Sedat Ergin, the editor of Milliyet, a newspaper that has been suspicious of the government's Islamic roots - and part of the media group that was slapped with the tax bill - expressed delight at Mr. Obama's frequent references to democracy.


"The most important part of his speech was the emphasis on the secular democratic structure in Turkey," Mr. Ergin said. "He won back hearts of the secular circles in Turkey."


Those secularists were irritated by the Bush administration's emphasis on Turkey as a moderate Muslim country, and felt, Mr. Ergin said, as though the United States "had sacrificed the secular tradition in Turkey in order to reach out to the Muslim world."


But that changed with Mr.

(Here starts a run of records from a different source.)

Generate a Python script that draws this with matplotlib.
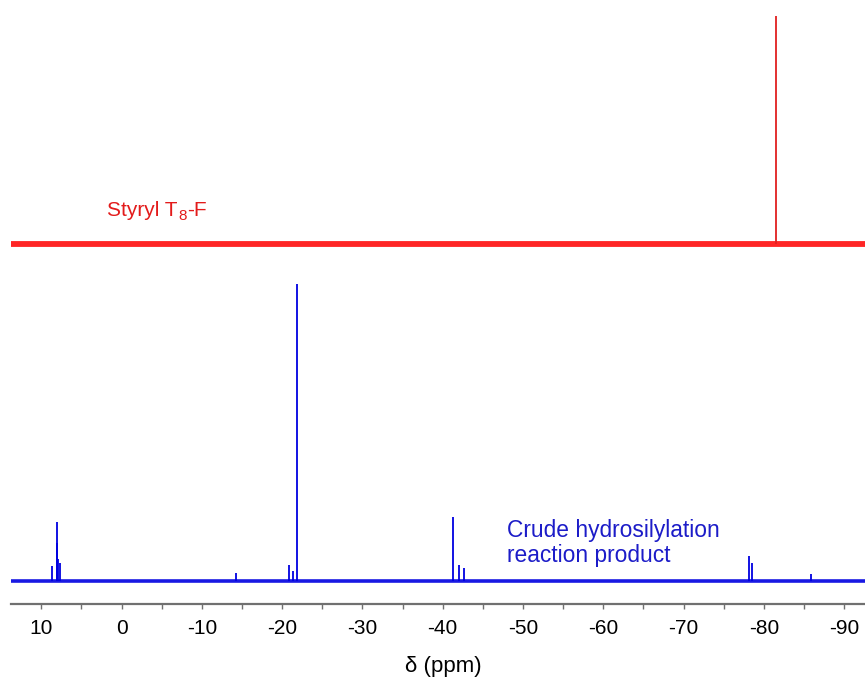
import matplotlib
matplotlib.use("Agg")
import matplotlib.pyplot as plt
import numpy as np

plt.rcParams['font.family'] = ['Liberation Sans', 'DejaVu Sans']

# ---- data (ppm positions, relative intensities) ----
blue_ppm = [8.67, 8.08, 8.00, 7.92, 7.67, -14.2, -20.9, -21.4, -21.82,
            -41.3, -42.0, -42.7, -78.1, -78.5, -85.9]
blue_int = [5.1, 19.9, 12.8, 7.4, 6.1, 2.7, 5.4, 3.4, 100.0,
            21.5, 5.4, 4.4, 8.4, 6.1, 2.4]
red_ppm = [-81.5]
red_int = [76.8]
red_offset = 113.5
xticks_major = [10, 0, -10, -20, -30, -40, -50, -60, -70, -80, -90]
xticks_minor = [5, -5, -15, -25, -35, -45, -55, -65, -75, -85]
x_range = (13.81, -92.6)

W, H = 865, 680
fig = plt.figure(figsize=(W / 100, H / 100), dpi=100)
ax = fig.add_axes([10.7 / W, (H - 604.3) / H, (W - 10.7) / W, 604.3 / H])
ax.set_xlim(*x_range)
ax.set_ylim(-7.85, 195.6)

blue = '#0000e0'
red = '#ff0000'

# baselines (noise band rendered as thick baseline)
ax.plot(x_range, [0, 0], color=blue, lw=2.6, alpha=0.9, solid_capstyle='butt')
ax.plot(x_range, [red_offset, red_offset], color=red, lw=4.2, alpha=0.85,
        solid_capstyle='butt')

# peaks
ax.vlines(blue_ppm, 0, blue_int, color=blue, lw=1.3)
ax.vlines(red_ppm, red_offset, np.array(red_int) + red_offset, color='#e02020', lw=1.3)

# axes styling
for s in ['top', 'right', 'left']:
    ax.spines[s].set_visible(False)
ax.spines['bottom'].set_color('#707070')
ax.spines['bottom'].set_linewidth(1.6)
ax.set_yticks([])
ax.set_xticks(xticks_major)
ax.set_xticklabels([str(t) for t in xticks_major])
ax.set_xticks(xticks_minor, minor=True)
ax.tick_params(axis='x', which='both', direction='out', length=3.6, width=1.0,
               color='#707070', labelsize=15, pad=7)
ax.patch.set_alpha(0)

# labels
fig.text(443 / W, 1 - 672 / H, 'δ (ppm)', ha='center', va='baseline', fontsize=16)

red_txt = '#e31b1b'
fig.canvas.draw()
renderer = fig.canvas.get_renderer()
t1 = fig.text(107 / W, 1 - 216 / H, 'Styryl T', ha='left', va='baseline',
              fontsize=15, color=red_txt)
bb = t1.get_window_extent(renderer)
x1 = bb.x1 / W
t2 = fig.text(x1 + 0.5 / W, 1 - 220 / H, '8', ha='left', va='baseline',
              fontsize=11, color=red_txt)
bb2 = t2.get_window_extent(renderer)
fig.text(bb2.x1 / W + 0.5 / W, 1 - 216 / H, '-F', ha='left', va='baseline',
         fontsize=15, color=red_txt)

fig.text(507 / W, 1 - 537 / H, 'Crude hydrosilylation', ha='left', va='baseline',
         fontsize=16.4, color='#1c1cc8')
fig.text(507 / W, 1 - 562 / H, 'reaction product', ha='left', va='baseline',
         fontsize=16.4, color='#1c1cc8')

fig.savefig('out.png', dpi=100)
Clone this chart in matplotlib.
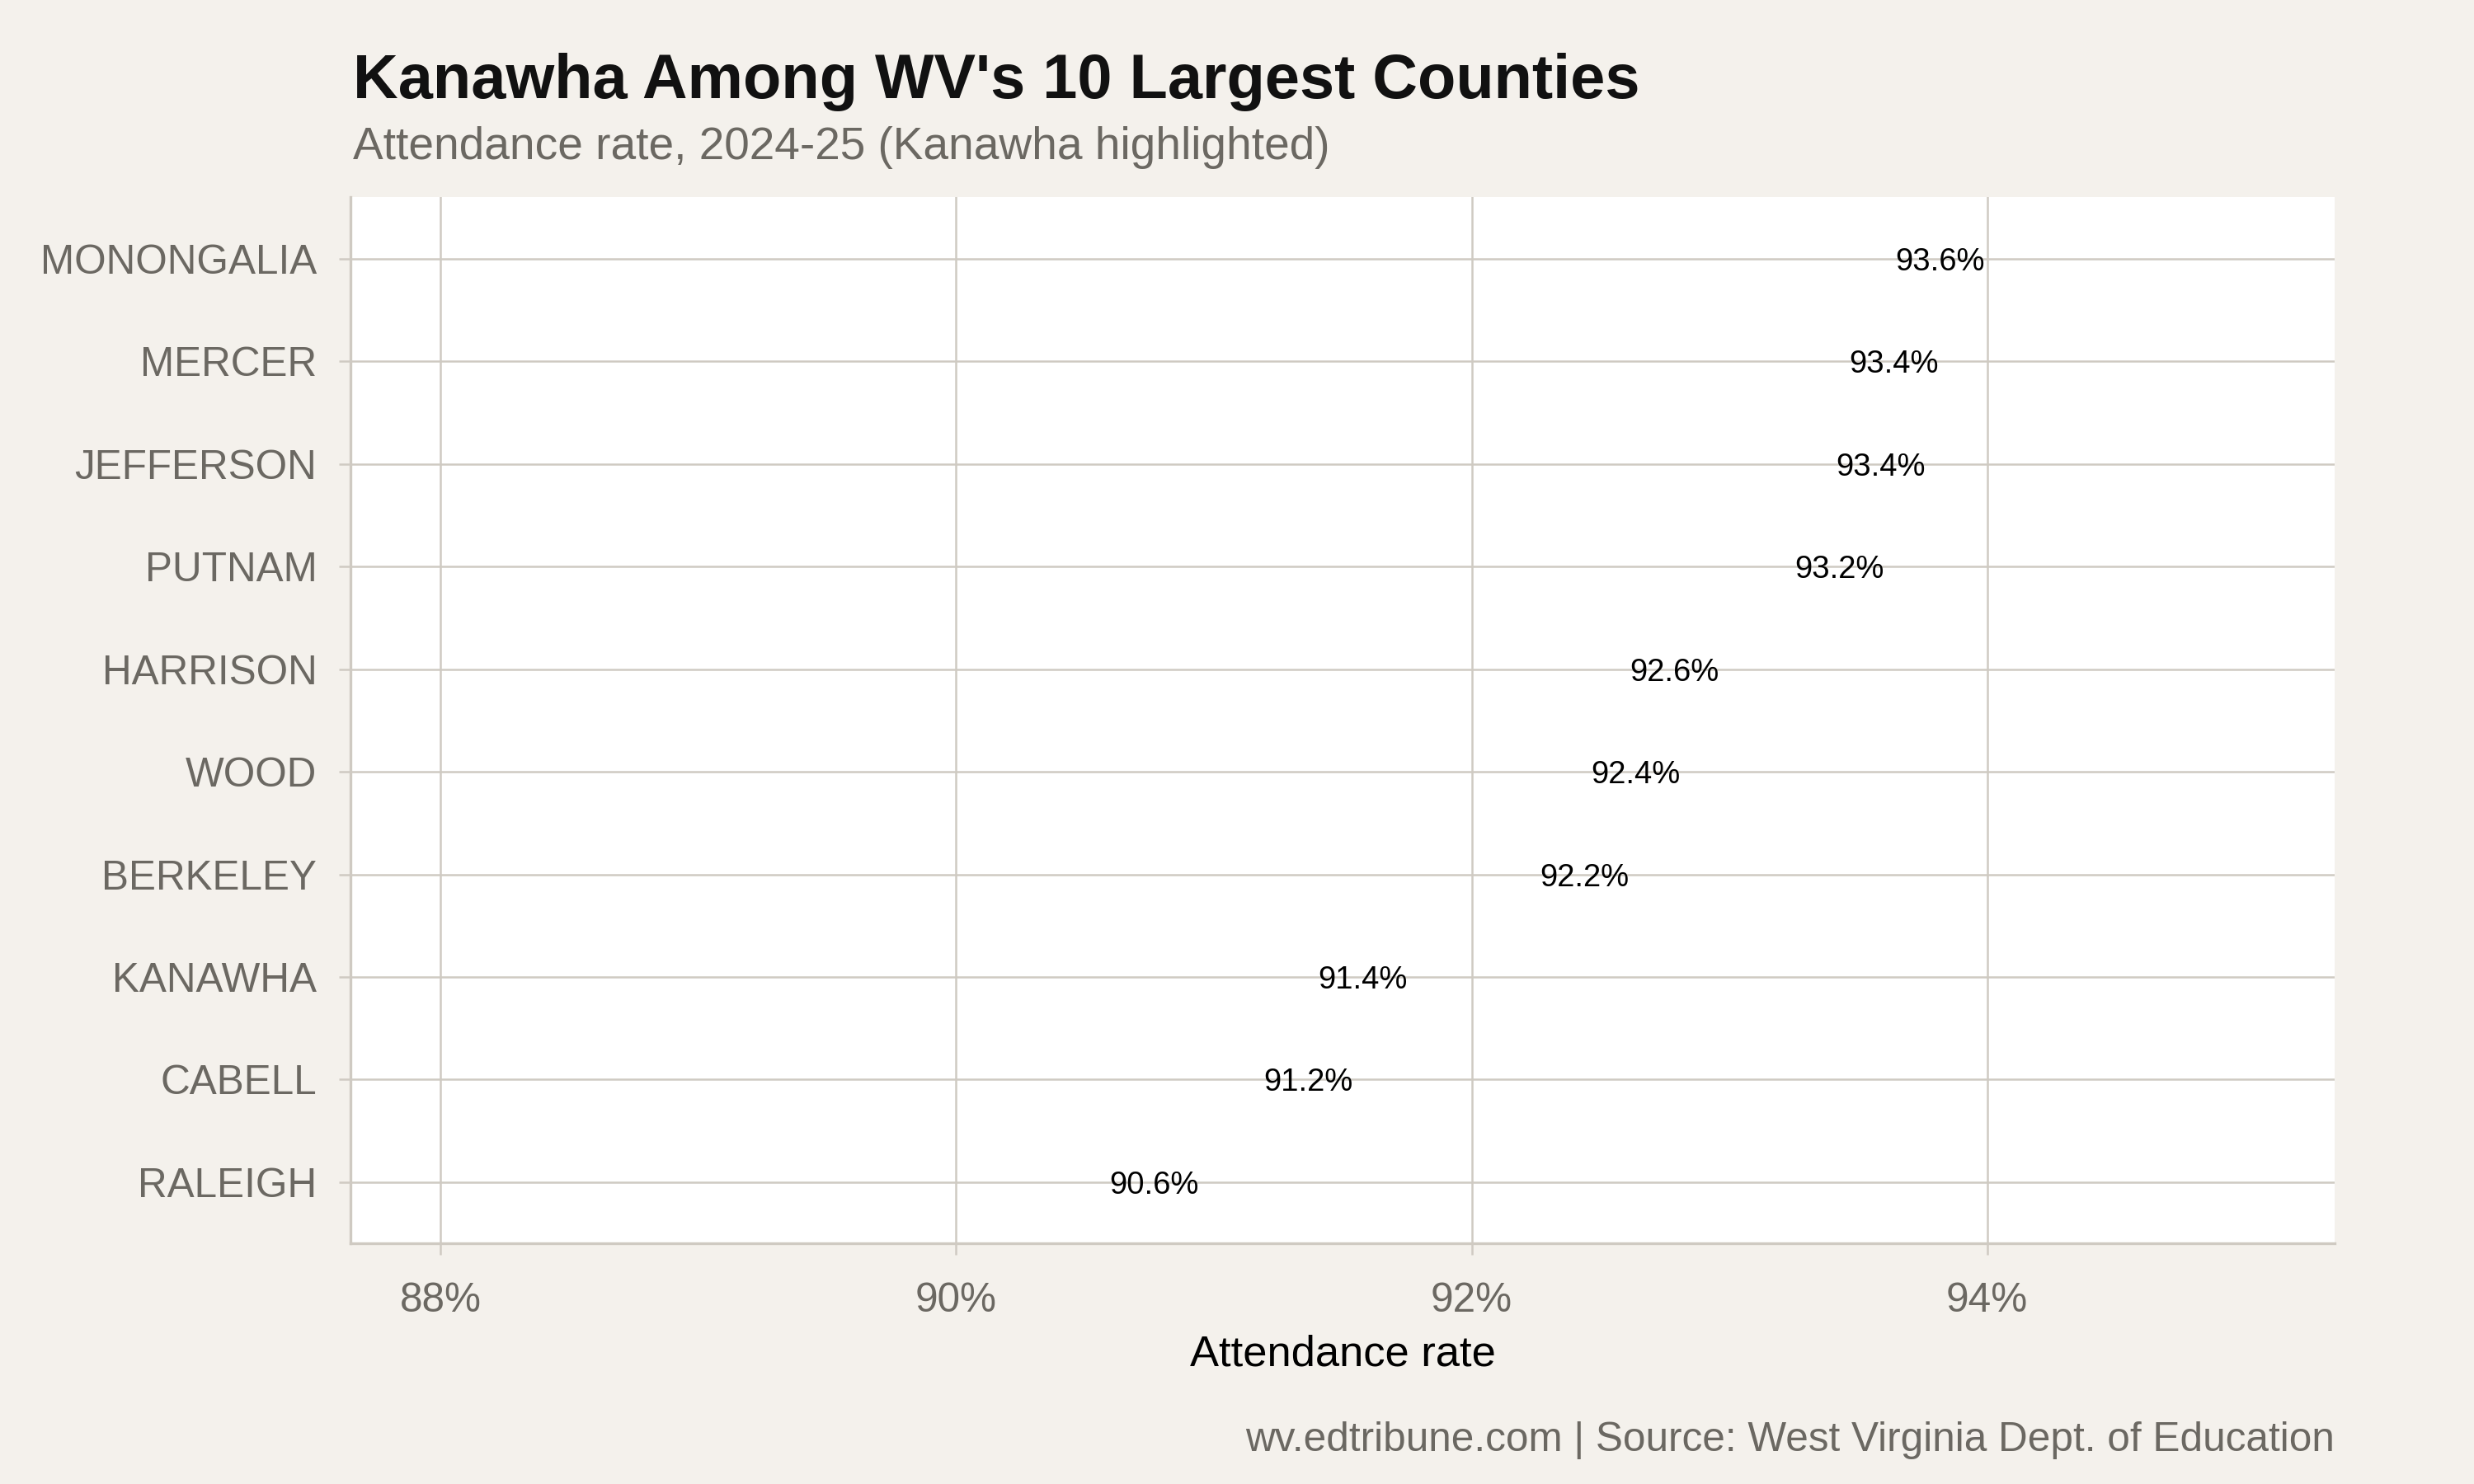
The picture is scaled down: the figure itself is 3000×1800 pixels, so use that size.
import matplotlib.pyplot as plt

# county attendance rates 2024-25, bottom to top
counties = ['RALEIGH', 'CABELL', 'KANAWHA', 'BERKELEY', 'WOOD',
            'HARRISON', 'PUTNAM', 'JEFFERSON', 'MERCER', 'MONONGALIA']
rates = [90.57, 91.17, 91.38, 92.24, 92.44, 92.59, 93.23, 93.39, 93.44, 93.62]
xticks = [88, 90, 92, 94]
xtick_labels = ['88%', '90%', '92%', '94%']

bg = '#F4F1EC'
grid = '#CFCAC2'
gray = '#6B6862'

plt.rcParams['font.family'] = ['Liberation Sans', 'DejaVu Sans']

fig = plt.figure(figsize=(10, 6), dpi=300, facecolor=bg)
ax = fig.add_axes([0.1417, 0.162, 0.8021, 0.705])
ax.set_facecolor('white')

y = list(range(1, len(counties) + 1))
for yi, r in zip(y, rates):
    ax.annotate('%.1f%%' % r, (r, yi), xytext=(1.8, 0), textcoords='offset points',
                ha='left', va='center_baseline', fontsize=9.2, color='black')

ax.set_xlim(87.65, 95.35)
ax.set_ylim(0.4, 10.6)
ax.set_yticks(y)
ax.set_yticklabels(counties)
ax.set_xticks(xticks)
ax.set_xticklabels(xtick_labels)

ax.grid(True, color=grid, linewidth=0.6)
ax.set_axisbelow(True)
for s in ['top', 'right']:
    ax.spines[s].set_visible(False)
for s in ['left', 'bottom']:
    ax.spines[s].set_color(grid)
    ax.spines[s].set_linewidth(0.8)
ax.tick_params(axis='both', colors=grid, length=3.3, width=0.6, labelsize=11.9,
               labelcolor=gray)
ax.tick_params(axis='x', pad=8)
ax.tick_params(axis='y', pad=6.5)

ax.set_xlabel('Attendance rate', fontsize=12.6, color='black', labelpad=4)

fig.text(0.1428, 0.934, "Kanawha Among WV's 10 Largest Counties", fontsize=18.2,
         fontweight='bold', color='#111111', ha='left', va='baseline')
fig.text(0.1428, 0.893, 'Attendance rate, 2024-25 (Kanawha highlighted)', fontsize=13.2,
         color=gray, ha='left', va='baseline')
fig.text(0.9438, 0.022, 'wv.edtribune.com | Source: West Virginia Dept. of Education',
         fontsize=11.9, color=gray, ha='right', va='baseline')

fig.savefig('out.png', dpi=300, facecolor=bg)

Obama's speech on Monday, said Mustafa Ozyurek, deputy chairman of the secular opposition Republican People's Party.


The text box read: "A sense that, finally, an American leader understands."


For a more cynical view of Obama's performance in Turkey, one would have to read New York Post columnist Ralph Peters:


....in Turkey, he surrendered our national pride, undercut our interests and interfered in matters that aren't his business.


On the latter point: Suppose the European Union president went to Cuba and insisted that the world's sunniest concentration camp should be welcomed into NAFTA? That's the equivalent of what our president did in Ankara on Monday when he declared that he supports Turkey's bid for EU membership.


The Europeans don't want Turkey in their club. Because Turkey isn't a European state, nor is its culture European. And it isn't our business to press Europe to embrace a huge, truculent Muslim country suffering a creeping Islamist coup.


The Europeans were appalled by Turkey's neo-Taliban tantrum on-stage at last week's NATO summit. The Turks fought to derail the appointment of a great Dane, Anders Fogh Rasmussen, as the new NATO secretary general. Why? Because he didn't stone to death the Danish cartoonist who caricatured Mohammed.


Which brings us to the even bigger problem: Obama has no idea what's going on in Turkey. By going to Ankara on his knees, he gave his seal of approval to a pungently anti-American Islamist government bent on overturning Mustapha Kemal's legacy of the separation of mosque and state.